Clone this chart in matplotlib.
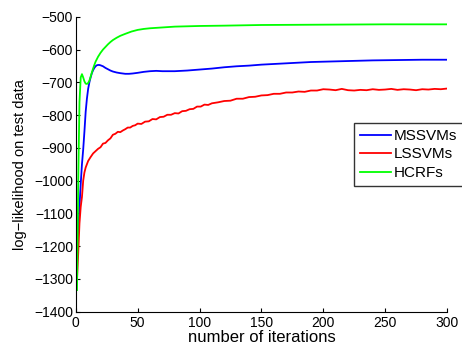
import matplotlib
matplotlib.use("Agg")
import matplotlib.pyplot as plt

plt.rcParams["font.family"] = ["Liberation Sans", "DejaVu Sans"]

# MSSVMs (blue)
ms_x = [1, 2, 3, 4, 5, 6, 7, 8, 9, 10, 11, 12, 13, 14, 15, 16, 17, 18, 19, 20,
        22, 24, 26, 28, 30, 33, 36, 40, 43, 46, 50, 55, 60, 65, 70, 75, 80, 90,
        100, 110, 120, 130, 140, 150, 160, 170, 180, 190, 200, 220, 240, 260, 280, 300]
ms_y = [-1250, -1160, -1080, -1010, -950, -905, -850, -790, -750, -720, -700, -685,
        -672, -663, -656, -651, -648, -647, -647, -648, -651, -656, -660, -664, -667,
        -670, -672, -674, -674, -673, -671, -668, -666, -665, -666, -666, -666, -664,
        -661, -658, -654, -651, -649, -646, -644, -642, -640, -638, -637, -635, -633,
        -632, -631, -631]

# LSSVMs (red)
ls_x = [1, 2, 3, 4, 5, 6, 7, 8, 9, 10, 12, 14, 16, 18, 20, 22, 24, 26, 28, 30, 32,
        34, 36, 38, 40, 42, 44, 46, 48, 50, 53, 56, 59, 62, 65, 68, 71, 74, 77, 80,
        83, 86, 89, 92, 95, 98, 101, 104, 107, 110, 115, 120, 125, 130, 135, 140,
        145, 150, 155, 160, 165, 170, 175, 180, 185, 190, 195, 200, 205, 210, 215,
        220, 225, 230, 235, 240, 245, 250, 255, 260, 265, 270, 275, 280, 285, 290,
        295, 300]
ls_y = [-1303, -1220, -1130, -1080, -1050, -1000, -975, -960, -950, -940, -928, -917,
        -910, -903, -898, -887, -885, -877, -871, -860, -857, -851, -852, -847, -843,
        -838, -838, -833, -831, -826, -827, -820, -819, -812, -813, -806, -805, -799,
        -799, -794, -795, -788, -787, -782, -781, -774, -774, -768, -769, -764, -761,
        -757, -756, -750, -750, -745, -744, -740, -739, -735, -735, -731, -731, -728,
        -729, -725, -725, -721, -722, -724, -720, -724, -725, -723, -724, -721, -723,
        -722, -720, -723, -721, -722, -724, -721, -722, -720, -721, -719]

# HCRFs (green)
hc_x = [1, 2, 3, 4, 5, 6, 7, 8, 9, 10, 11, 12, 13, 14, 15, 16, 18, 20, 22, 24, 26,
        28, 30, 33, 36, 40, 45, 50, 55, 60, 68, 80, 90, 100, 120, 150, 200, 250, 300]
hc_y = [-1334, -1000, -760, -685, -675, -685, -697, -704, -705, -702, -695, -683,
        -670, -658, -647, -637, -622, -610, -600, -592, -584, -577, -571, -564, -558,
        -552, -545, -540, -537, -535, -533, -530, -529, -528, -527, -525, -524, -523,
        -523]

fig = plt.figure(figsize=(4.62, 3.5), dpi=100)
ax = fig.add_axes([0.164, 0.1094, 0.8035, 0.8426])

ax.plot(ms_x, ms_y, color="#0000ff", lw=1.3, label="MSSVMs")
ax.plot(ls_x, ls_y, color="#ff0000", lw=1.3, label="LSSVMs")
ax.plot(hc_x, hc_y, color="#00ff00", lw=1.3, label="HCRFs")

ax.set_xlim(0, 300)
ax.set_ylim(-1400, -500)
ax.set_xticks(range(0, 301, 50))
ax.set_yticks(range(-1400, -499, 100))
ax.spines["top"].set_visible(False)
ax.spines["right"].set_visible(False)
ax.tick_params(direction="in", length=3, labelsize=10)
ax.tick_params(axis="x", pad=3)
ax.tick_params(axis="y", pad=2)
ax.set_xlabel("number of iterations", fontsize=12, labelpad=0)
ax.set_ylabel("log\u2212likelihood on test data", fontsize=10.5, labelpad=5)

leg = ax.legend(loc="upper left", bbox_to_anchor=(0.7495, 0.6407), fontsize=11,
                frameon=True, fancybox=False, edgecolor="black", handlelength=2.0,
                handletextpad=0.2, borderpad=0.4, labelspacing=0.3, borderaxespad=0)
leg.get_frame().set_linewidth(1.0)

fig.savefig("out.png", dpi=100)
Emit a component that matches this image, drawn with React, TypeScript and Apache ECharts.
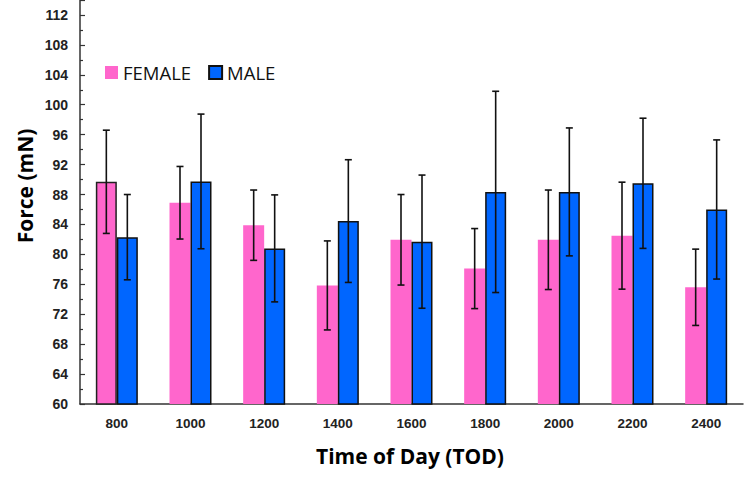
import React, { useEffect, useRef } from "react";
import * as echarts from "echarts";

const categories = ["800", "1000", "1200", "1400", "1600", "1800", "2000", "2200", "2400"];
const femaleValues = [89.7, 86.9, 83.9, 75.85, 81.95, 78.1, 81.95, 82.5, 75.6];
const femaleErrors = [6.9, 4.85, 4.7, 5.95, 6.05, 5.35, 6.65, 7.15, 5.1];
const maleValues = [82.3, 89.75, 80.8, 84.45, 81.7, 88.35, 88.35, 89.5, 86.0];
const maleErrors = [5.7, 9.0, 7.15, 8.2, 8.9, 13.45, 8.55, 8.7, 9.3];
const seriesNames = ["FEMALE", "MALE"];

const PINK = "#FF66CC";
const BLUE = "#0066FF";
const BAR_W = 21;

export default function App() {
  const ref = useRef<HTMLDivElement>(null);
  useEffect(() => {
    if (!ref.current) return;
    const chart = echarts.init(ref.current, undefined, { renderer: "svg" });

    const errData: number[][] = [];
    femaleValues.forEach((v, i) => errData.push([i, v, femaleErrors[i], -1]));
    maleValues.forEach((v, i) => errData.push([i, v, maleErrors[i], 1]));

    const renderItem = (params: any, api: any) => {
      const idx = api.value(0);
      const v = api.value(1);
      const e = api.value(2);
      const side = api.value(3);
      const top = api.coord([idx, v + e]);
      const bot = api.coord([idx, v - e]);
      const x = top[0] + side * (BAR_W / 2);
      const cap = 3.5;
      const style = { stroke: "#111", lineWidth: 1.6 };
      return {
        type: "group",
        children: [
          { type: "line", shape: { x1: x, y1: top[1], x2: x, y2: bot[1] }, style },
          { type: "line", shape: { x1: x - cap, y1: top[1], x2: x + cap, y2: top[1] }, style },
          { type: "line", shape: { x1: x - cap, y1: bot[1], x2: x + cap, y2: bot[1] }, style },
        ],
      };
    };

    chart.setOption({
      animation: false,
      grid: { left: 80, right: 7, top: -6, bottom: 80, containLabel: false },
      legend: {
        left: 105,
        top: 63,
        padding: 0,
        itemWidth: 13,
        itemHeight: 13,
        itemGap: 17,
        icon: "rect",
        data: seriesNames,
        textStyle: { fontFamily: "Open Sans", fontSize: 18.5, color: "#111" },
      },
      xAxis: {
        type: "category",
        data: categories,
        axisLine: { lineStyle: { color: "#333", width: 1.5 } },
        axisTick: { inside: true, length: 6, lineStyle: { color: "#333", width: 1.5 } },
        axisLabel: {
          fontFamily: "Liberation Sans",
          fontWeight: "bold",
          fontSize: 13.5,
          color: "#222",
          margin: 12,
        },
      },
      yAxis: {
        type: "value",
        min: 60,
        max: 114,
        interval: 4,
        axisLine: { show: true, lineStyle: { color: "#333", width: 1.5 } },
        axisTick: { show: true, inside: true, length: 5, lineStyle: { color: "#333", width: 1.2 } },
        minorTick: { show: true, splitNumber: 2, length: 3, lineStyle: { color: "#333", width: 1.2 } },
        splitLine: { show: false },
        axisLabel: {
          fontFamily: "Liberation Sans",
          fontWeight: "bold",
          fontSize: 14,
          color: "#222",
          margin: 12,
          formatter: (v: number) => (v > 112 ? "" : String(v)),
        },
      },
      graphic: [
        {
          type: "text",
          x: 410,
          y: 456,
          style: {
            text: "Time of Day (TOD)",
            font: "bold 21px 'Open Sans'",
            fill: "#000",
            align: "center",
            verticalAlign: "middle",
          },
        },
        {
          type: "text",
          x: 25,
          y: 186,
          rotation: Math.PI / 2,
          style: {
            text: "Force (mN)",
            font: "bold 21px 'Open Sans'",
            fill: "#000",
            align: "center",
            verticalAlign: "middle",
          },
        },
      ],
      series: [
        {
          name: seriesNames[0],
          type: "bar",
          barWidth: BAR_W,
          barGap: "0%",
          itemStyle: { color: PINK },
          data: femaleValues.map((v, i) =>
            i === 0 ? { value: v, itemStyle: { borderColor: "#222", borderWidth: 1.5 } } : v
          ),
        },
        {
          name: seriesNames[1],
          type: "bar",
          barWidth: BAR_W,
          barGap: "0%",
          itemStyle: { color: BLUE, borderColor: "#111", borderWidth: 1.5 },
          data: maleValues,
        },
        {
          type: "custom",
          renderItem,
          data: errData,
          encode: { x: 0, y: 1 },
          z: 10,
          silent: true,
        },
      ],
    });
    return () => chart.dispose();
  }, []);
  return (
    <div
      ref={ref}
      style={{ position: "fixed", left: 0, top: 0, width: 750, height: 484, background: "#fff" }}
    />
  );
}
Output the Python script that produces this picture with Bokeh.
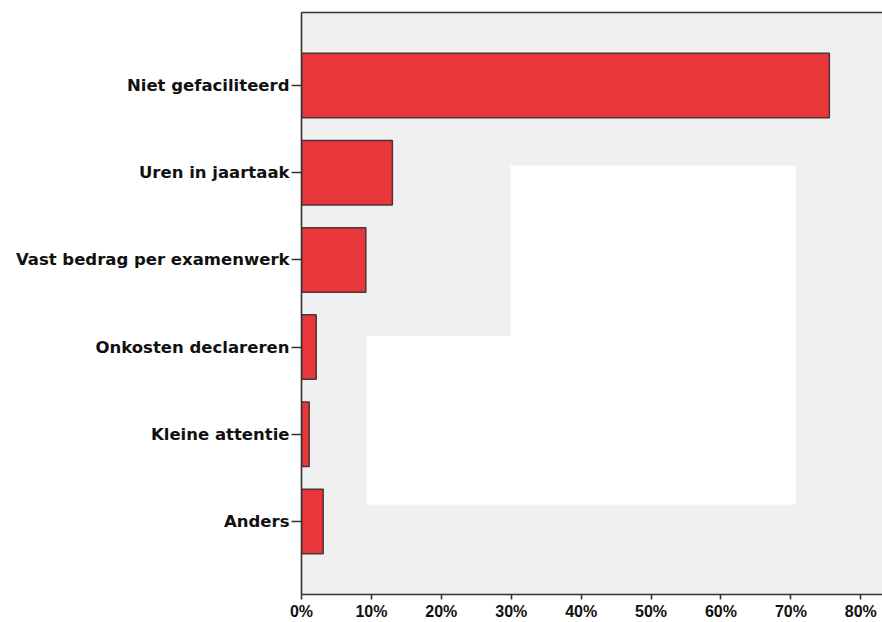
+++
§ Problem to work on: Leave the pictures out and reproduce exactly the lines from the top of the listing above through the line with "-632, -631, -631]".

§ Task answer:
Clone this chart in matplotlib.
import matplotlib
matplotlib.use("Agg")
import matplotlib.pyplot as plt

plt.rcParams["font.family"] = ["Liberation Sans", "DejaVu Sans"]

# MSSVMs (blue)
ms_x = [1, 2, 3, 4, 5, 6, 7, 8, 9, 10, 11, 12, 13, 14, 15, 16, 17, 18, 19, 20,
        22, 24, 26, 28, 30, 33, 36, 40, 43, 46, 50, 55, 60, 65, 70, 75, 80, 90,
        100, 110, 120, 130, 140, 150, 160, 170, 180, 190, 200, 220, 240, 260, 280, 300]
ms_y = [-1250, -1160, -1080, -1010, -950, -905, -850, -790, -750, -720, -700, -685,
        -672, -663, -656, -651, -648, -647, -647, -648, -651, -656, -660, -664, -667,
        -670, -672, -674, -674, -673, -671, -668, -666, -665, -666, -666, -666, -664,
        -661, -658, -654, -651, -649, -646, -644, -642, -640, -638, -637, -635, -633,
        -632, -631, -631]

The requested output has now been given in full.